In his keynote address, King made reference to his father’s famous “I Have a Dream” speech and gave suggestions on how his father’s concepts can be further extended in our universities and society.
“Surely my father had a dream, but it was a vision for a nation where freedom and justice and equality would exist for all humankind. That was accomplished legislatively, but has it been felt in people’s hearts?" King asked. "One day we must change our curriculums. Our’s excludes African-Americans, Asian-Americans, Latino-Americans and Native Americans. In our universities, we need to study the history of all people who make up America. We truly do not understand other cultures, and we need to learn how to embrace others. Are we diverse in our administrative, faculty and student populations? If not, we must redouble and triple our efforts to achieve diversity at all these levels.”

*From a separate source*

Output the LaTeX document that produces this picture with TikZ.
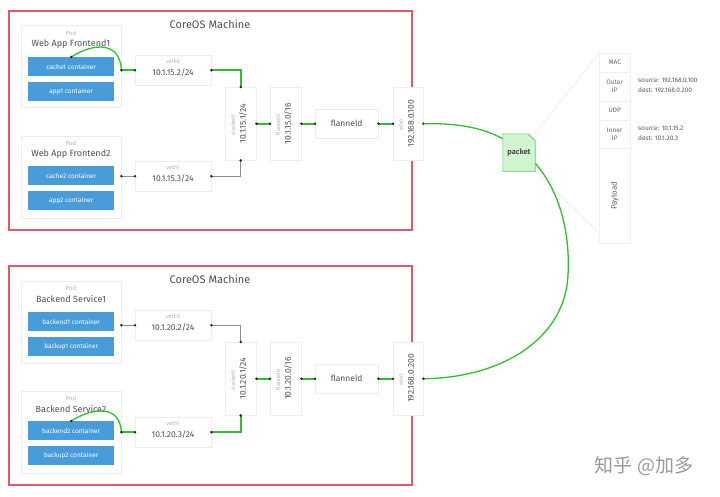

King also described America as a “dysfunctional/functional nation,” and said his father’s civil disobedient stance for equality could be used as a blueprint for achieving his dream.
“If we work collectively, we can create a better community and world,” he said. “It can only happen when a few good women and men come together. In my household, we learned the love ethic – to love ourselves, our family, our community and God. That’s the kind of love we have to embrace in America if we’re going to move forward.”
After the keynote address, Assistant Vice President of Student Affairs and Dean of Students Glenn McIntosh presented an award to Executive Events Consultant to the President Joy James Williams recognizing her past contributions and coordination of the banquet.
The Keeper of the Dream banquet served as the last event of OU’s African-American Celebration 2002. But OU students, faculty and staff also reflected on the month’s events during the closing ceremonies Feb. 19 in the Oakland Center’s Fireside Lounge.
“So much of what we saw and heard this past month I consider a gift,” said Mary Beth Snyder, vice president of student affairs, in her address at the closing ceremonies. “The speakers, panel discussions, dramatic events as well as the diversity fair and other events each gave us the gift of insight and a chance to enrich our lives. They helped shape us and make us happier and more satisfied human beings.”
In addition to a gospel performance by Men of Grace, a gospel group from the Grace Center of Hope in Pontiac, Virinder Moudgil, vice president for academic affairs and provost, announced the winners of the fifth annual All-Campus Essay Contest commemorating Dr. Martin Luther King Jr. Entrants were asked to compose an essay or poem that addressed the question: “What kind of hero do you envision yourself to be after you graduate from Oakland University?”
Senior elementary education major Heather Evans won the $300 first prize for her essay “The Hero in Me.” John Torres and Karen DeVault each won $100 for second and third prize, respectively.